What is the [H+] of a 0.075 M solution of the acid HA (Ka = 4.8 × l0–8
)?
The Ka value is the acid dissociation constant, which represents the strength of an acid. To find the [H+] of a 0.075 M solution of the acid HA, we can use the equation for the dissociation of the acid:
HA ⇌ H+ + A-
Since the concentration of HA is given as 0.075 M, we can assume that the initial concentration of H+ is 0 M (as no dissociation has occurred yet). Let's denote the change in concentration of H+ as x.
HA ⇌ H+ + A-
0.075 M 0 M 0 M
At equilibrium, the concentration of HA will decrease by x, and the concentrations of H+ and A- will increase by x. Therefore, the concentration of H+ at equilibrium will be 0 + x M, and the concentration of A- will also be 0 + x M.
Using the Ka expression for the acid dissociation:
Ka = [H+][A-] / [HA]
Substituting the known values:
4.8 × 10^(-8) = (0 + x)(0 + x) / (0.075 - x)

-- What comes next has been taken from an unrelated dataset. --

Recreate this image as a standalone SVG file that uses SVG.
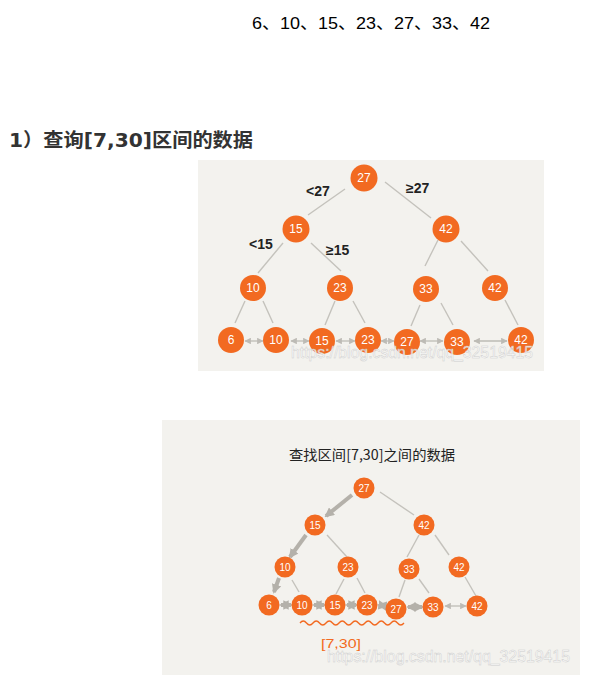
<svg xmlns="http://www.w3.org/2000/svg" width="594" height="691" viewBox="0 0 594 691">
<defs>
<style>
.panel{fill:#f3f2ee}
.n{fill:#f26a21}
.nt{fill:#fff;font-family:"Liberation Sans",Arial,sans-serif;text-anchor:middle}
.t1{font-size:12px}
.t2{font-size:10px}
.e{stroke:#c4c2bc;stroke-width:1.4;fill:none}
.thin{stroke:#bdbbb5;stroke-width:1.3;fill:none}
.thick{stroke:#b4b1aa;stroke-width:4;fill:none}
.lab{font-family:"Comic Sans MS","Liberation Sans",sans-serif;font-size:14px;font-weight:bold;fill:#222}
.wm{font-family:"Liberation Sans",Arial,sans-serif;font-size:17px;fill:#fff;stroke:#c8c8c8;stroke-width:0.5;opacity:0.85}
</style>
<marker id="ah" viewBox="0 0 10 10" refX="9" refY="5" markerWidth="5" markerHeight="5" orient="auto-start-reverse"><path d="M0,0 L10,5 L0,10 z" fill="#bdbbb5"/></marker>
<marker id="ahT" viewBox="0 0 10 10" refX="8" refY="5" markerWidth="2.4" markerHeight="2.4" orient="auto-start-reverse"><path d="M0,0 L10,5 L0,10 z" fill="#b4b1aa"/></marker>
</defs>

<text x="252" y="29" font-family="'Liberation Sans','Noto Sans CJK SC',sans-serif" font-size="17" fill="#000" textLength="238" lengthAdjust="spacingAndGlyphs">6、10、15、23、27、33、42</text>
<text x="9" y="147" font-family="'DejaVu Sans','Noto Sans CJK SC',sans-serif" font-weight="bold" font-size="19" fill="#333" textLength="244" lengthAdjust="spacingAndGlyphs">1）查询[7,30]区间的数据</text>

<rect class="panel" x="198" y="160" width="346" height="211"/>
<rect class="panel" x="162" y="420" width="418" height="255"/>

<g id="connectors">
<!-- panel 1 tree edges -->
<line class="e" x1="345" y1="189" x2="308" y2="215"/>
<line class="e" x1="385" y1="182" x2="431" y2="218"/>
<line class="e" x1="283" y1="243" x2="258" y2="273"/>
<line class="e" x1="311" y1="243" x2="341" y2="271"/>
<line class="e" x1="438" y1="240" x2="425" y2="266"/>
<line class="e" x1="461" y1="241" x2="488" y2="271"/>
<line class="e" x1="245" y1="301" x2="235" y2="323"/>
<line class="e" x1="263" y1="301" x2="273" y2="323"/>
<line class="e" x1="335" y1="301" x2="325" y2="325"/>
<line class="e" x1="353" y1="301" x2="365" y2="323"/>
<line class="e" x1="420" y1="305" x2="411" y2="326"/>
<line class="e" x1="441" y1="303" x2="453" y2="325"/>
<line class="e" x1="505" y1="300" x2="518" y2="325"/>
<!-- panel 1 leaf arrows -->
<line class="thin" x1="245" y1="341" x2="263" y2="341" marker-start="url(#ah)" marker-end="url(#ah)"/>
<line class="thin" x1="291" y1="341" x2="309" y2="341" marker-start="url(#ah)" marker-end="url(#ah)"/>
<line class="thin" x1="336" y1="341" x2="355" y2="341" marker-start="url(#ah)" marker-end="url(#ah)"/>
<line class="thin" x1="381" y1="341" x2="394" y2="341" marker-start="url(#ah)" marker-end="url(#ah)"/>
<line class="thin" x1="420" y1="341" x2="443" y2="341" marker-start="url(#ah)" marker-end="url(#ah)"/>
<line class="thin" x1="474" y1="341" x2="507" y2="341" marker-start="url(#ah)" marker-end="url(#ah)"/>

<!-- panel 2 tree edges -->
<line class="thick" x1="352" y1="495" x2="326" y2="516" marker-end="url(#ahT)"/>
<line class="e" x1="380" y1="492" x2="414" y2="515"/>
<line class="thick" x1="306" y1="535" x2="290" y2="557" marker-end="url(#ahT)"/>
<line class="e" x1="327" y1="535" x2="347" y2="557"/>
<line class="e" x1="419" y1="535" x2="407" y2="557"/>
<line class="e" x1="435" y1="535" x2="449" y2="555"/>
<line class="thick" x1="279" y1="578" x2="274" y2="592" marker-end="url(#ahT)"/>
<line class="e" x1="292" y1="580" x2="299" y2="592"/>
<line class="e" x1="344" y1="579" x2="336" y2="594"/>
<line class="e" x1="357" y1="578" x2="365" y2="593"/>
<line class="e" x1="405" y1="580" x2="399" y2="597"/>
<line class="e" x1="419" y1="579" x2="429" y2="593"/>
<line class="e" x1="465" y1="577" x2="476" y2="596"/>
<!-- panel 2 leaf arrows -->
<line class="thick" x1="281" y1="605" x2="291" y2="605" marker-start="url(#ahT)" marker-end="url(#ahT)"/>
<line class="thick" x1="314" y1="605" x2="324" y2="605" marker-start="url(#ahT)" marker-end="url(#ahT)"/>
<line class="thick" x1="347" y1="605" x2="356" y2="605" marker-start="url(#ahT)" marker-end="url(#ahT)"/>
<line class="thick" x1="379" y1="605" x2="386" y2="606" marker-start="url(#ahT)" marker-end="url(#ahT)"/>
<line class="thick" x1="408" y1="607" x2="422" y2="607" marker-start="url(#ahT)" marker-end="url(#ahT)"/>
<line class="thin" x1="445" y1="606" x2="466" y2="606" marker-start="url(#ah)" marker-end="url(#ah)"/>
</g>

<!-- panel 1 edge labels -->
<text class="lab" x="306" y="196">&lt;27</text>
<text class="lab" x="406" y="193">≥27</text>
<text class="lab" x="249" y="249">&lt;15</text>
<text class="lab" x="326" y="255">≥15</text>

<!-- panel 1 nodes -->
<g id="p1-n27"><circle class="n" cx="364" cy="178" r="13.5"/><text class="nt t1" x="364" y="182">27</text></g>
<g id="p1-n15"><circle class="n" cx="296" cy="229" r="13.5"/><text class="nt t1" x="296" y="233">15</text></g>
<g id="p1-n42a"><circle class="n" cx="446" cy="229" r="13.5"/><text class="nt t1" x="446" y="233">42</text></g>
<g id="p1-n10a"><circle class="n" cx="253" cy="288" r="13"/><text class="nt t1" x="253" y="292">10</text></g>
<g id="p1-n23a"><circle class="n" cx="340" cy="288" r="13"/><text class="nt t1" x="340" y="292">23</text></g>
<g id="p1-n33a"><circle class="n" cx="426" cy="289" r="13"/><text class="nt t1" x="426" y="293">33</text></g>
<g id="p1-n42b"><circle class="n" cx="495" cy="288" r="13"/><text class="nt t1" x="495" y="292">42</text></g>
<g id="p1-l6"><circle class="n" cx="231" cy="340" r="13"/><text class="nt t1" x="231" y="344">6</text></g>
<g id="p1-l10"><circle class="n" cx="276" cy="340" r="13"/><text class="nt t1" x="276" y="344">10</text></g>
<g id="p1-l15"><circle class="n" cx="322" cy="341" r="13"/><text class="nt t1" x="322" y="345">15</text></g>
<g id="p1-l23"><circle class="n" cx="368" cy="340" r="13"/><text class="nt t1" x="368" y="344">23</text></g>
<g id="p1-l27"><circle class="n" cx="407" cy="342" r="13"/><text class="nt t1" x="407" y="346">27</text></g>
<g id="p1-l33"><circle class="n" cx="457" cy="342" r="13"/><text class="nt t1" x="457" y="346">33</text></g>
<g id="p1-l42"><circle class="n" cx="521" cy="340" r="13"/><text class="nt t1" x="521" y="344">42</text></g>

<text class="wm" x="291" y="358" textLength="242" lengthAdjust="spacingAndGlyphs">https://blog.csdn.net/qq_32519415</text>

<!-- panel 2 -->
<text x="289" y="460" font-family="'Noto Sans CJK SC',sans-serif" font-size="14" fill="#222" textLength="166" lengthAdjust="spacingAndGlyphs">查找区间[7,30]之间的数据</text>

<g id="p2-n27"><circle class="n" cx="364" cy="488" r="10.5"/><text class="nt t2" x="364" y="491.5">27</text></g>
<g id="p2-n15"><circle class="n" cx="315" cy="525" r="10.5"/><text class="nt t2" x="315" y="528.5">15</text></g>
<g id="p2-n42a"><circle class="n" cx="424" cy="525" r="10.5"/><text class="nt t2" x="424" y="528.5">42</text></g>
<g id="p2-n10a"><circle class="n" cx="285" cy="567" r="10.5"/><text class="nt t2" x="285" y="570.5">10</text></g>
<g id="p2-n23a"><circle class="n" cx="348" cy="567" r="10.5"/><text class="nt t2" x="348" y="570.5">23</text></g>
<g id="p2-n33a"><circle class="n" cx="409" cy="569" r="10.5"/><text class="nt t2" x="409" y="572.5">33</text></g>
<g id="p2-n42b"><circle class="n" cx="459" cy="567" r="10.5"/><text class="nt t2" x="459" y="570.5">42</text></g>
<g id="p2-l6"><circle class="n" cx="269" cy="605" r="10.5"/><text class="nt t2" x="269" y="608.5">6</text></g>
<g id="p2-l10"><circle class="n" cx="302" cy="605" r="10.5"/><text class="nt t2" x="302" y="608.5">10</text></g>
<g id="p2-l15"><circle class="n" cx="335" cy="605" r="10.5"/><text class="nt t2" x="335" y="608.5">15</text></g>
<g id="p2-l23"><circle class="n" cx="367" cy="605" r="10.5"/><text class="nt t2" x="367" y="608.5">23</text></g>
<g id="p2-l27"><circle class="n" cx="396" cy="609" r="10.5"/><text class="nt t2" x="396" y="612.5">27</text></g>
<g id="p2-l33"><circle class="n" cx="433" cy="607" r="10.5"/><text class="nt t2" x="433" y="610.5">33</text></g>
<g id="p2-l42"><circle class="n" cx="477" cy="606" r="10.5"/><text class="nt t2" x="477" y="609.5">42</text></g>

<path d="M300,623 q3.25,-4 6.5,0 t6.5,0 t6.5,0 t6.5,0 t6.5,0 t6.5,0 t6.5,0 t6.5,0 t6.5,0 t6.5,0 t6.5,0 t6.5,0 t6.5,0 t6.5,0 t6.5,0 t6.5,0" fill="none" stroke="#f26a21" stroke-width="1.3"/>
<text x="321" y="648" font-family="'Liberation Sans',sans-serif" font-size="13" fill="#f26a21" textLength="40" lengthAdjust="spacingAndGlyphs">[7,30]</text>

<text class="wm" x="327" y="662" textLength="243" lengthAdjust="spacingAndGlyphs">https://blog.csdn.net/qq_32519415</text>
</svg>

Since x is assumed to be small compared to 0.075, we can neglect it in the denominator:
4.8 × 10^(-8) ≈ x^2 / 0.075
Rearranging the equation:
x^2 ≈ 4.8 × 10^(-8) × 0.075
x^2 ≈ 3.6 × 10^(-9)
Taking the square root of both sides:
x ≈ √(3.6 × 10^(-9))
x ≈ 6 × 10^(-5) M
Therefore, the [H+] of the 0.075 M solution of the acid HA is approximately 6 × 10^(-5) M.